I propose that we communicate this question to the C & C Seminar mailing list, in preparation for the conversation:

“In what ways might we creatively harness the campus’s intellectual, social and physical resources so they may be best applied to the most significant emergent challenges facing society?”

Notes from the seminar available.

November 18, 2008

The new science of chaos

Clint Sprott, UW Department of Physics

The ability to make accurate quantitative predictions and to replicate experiments with the same result are hallmarks of the scientific revolution. In the last few decades it has come to be widely recognized that deterministic systems governed by simple equations can behave unpredictably. This phenomenon is called "chaos," and it has excited the imagination of the public as well as the interest of scientists in diverse fields. Examples of chaos will be shown using simple apparatus and computer simulations.

A version of this talk is available on video.

November 25, 2008

Clouds and aerosol: their role and impact in the atmospheric and global climate processes

Pao K. Wang, UW Department of Atmospheric and Oceanic Sciences

Atmospheric clouds have great impact on the global climate process mainly due to their ability to influence the radiative budget of the earth system. But because of their high variability, they also make climate predictions complicated and unreliable so far. In addition, cloud formation is closely related to the aerosol in the atmosphere. This further complicates the climate predictions because we don't yet fully understand how clouds and aerosol interact and meanwhile human activities keep injecting large amount of aerosol into the atmosphere.  In this talk I would like to discuss fundamental cloud and aerosol interactions and how they may impact the global climate process.

This talk is available on video.

December 2, 2008

What did the IPCC say about impacts and adaptation?

John Magnuson, UW Department of Zoology 

The Intergovernmental Panel on Climate Change (IPCC) has three working groups; WG 1 on the climate system, WG 2 on impacts and adaptation, and WG3 on mitigation strategies to reduce greenhouse gas emissions. Most of the information in the public realm about the IPCC is about climatic change, per se, and about mitigation. Yet, even under the most optimistic IPCC scenario for mitigation, the challenges for adaptation to climate changes are immense. I will review what IPCC 2007 concluded about impacts and adaptation regarding freshwaters and also fish and fisheries both inland and marine.

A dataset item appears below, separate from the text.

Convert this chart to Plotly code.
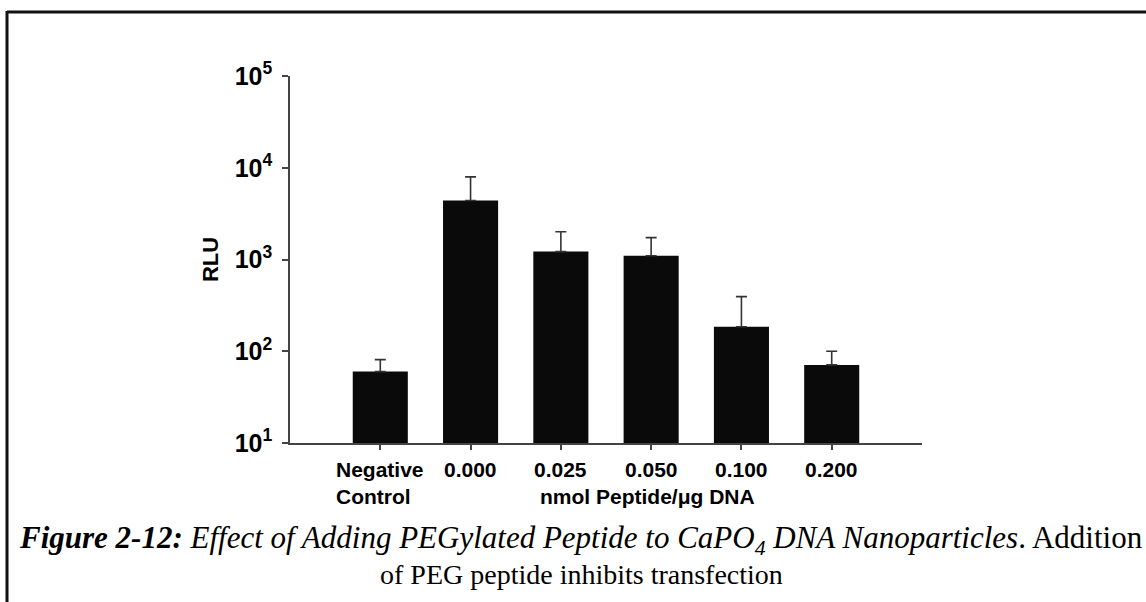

Additionally, I will describe the Wisconsin Initiative on Climate Change Impacts (WICCI) and results to date.

December 9, 2008

A technique for modeling radar interferograms without phase unwrapping: Application to the M 5 Fawnskin, California earthquake of 4 December 1992

Kurt Feigl, UW Department of Geology and Geophysics

Interferometric analysis of synthetic aperture radar images (InSAR) measures the phase shifts between two images acquired at two distinct times. These ambiguous “wrapped” phase values range from  ½ to +½ cycles. The standard approach interprets the phase values in terms of the change in distance between the ground and the radar instrument by resolving the integer ambiguities in a process known as “unwrapping”. To avoid unwrapping, we have developed, validated, and applied a new method for modeling the wrapped phase data directly. The method defines a cost function in terms of wrapped phase to measure the misfit between the observed and modeled values of phase. By minimizing the cost function with a simulated annealing algorithm, the method estimates parameters in a nonlinear model. Since the wrapped phase residuals are compatible with a von Mises distribution, several parametric statistical tests can be used to evaluate the fit of the model to the data. The method, named General Inversion for Phase Technique (GIPhT), can handle noisy, wrapped phase data. Applying GIPhT to two interferograms in the area of Fawnskin, California, we estimate a set of model parameters describing a magnitude 5 aftershock of the 1992 Landers earthquake. The resulting simulation fits the data well. The phase final residuals have a circular mean deviation less than 0.15 cycles/datum. Sampling the final residuals, we find the circular standard deviation of a phase measurement to be approximately 0.2 cycle, corresponding to 6 mm in range.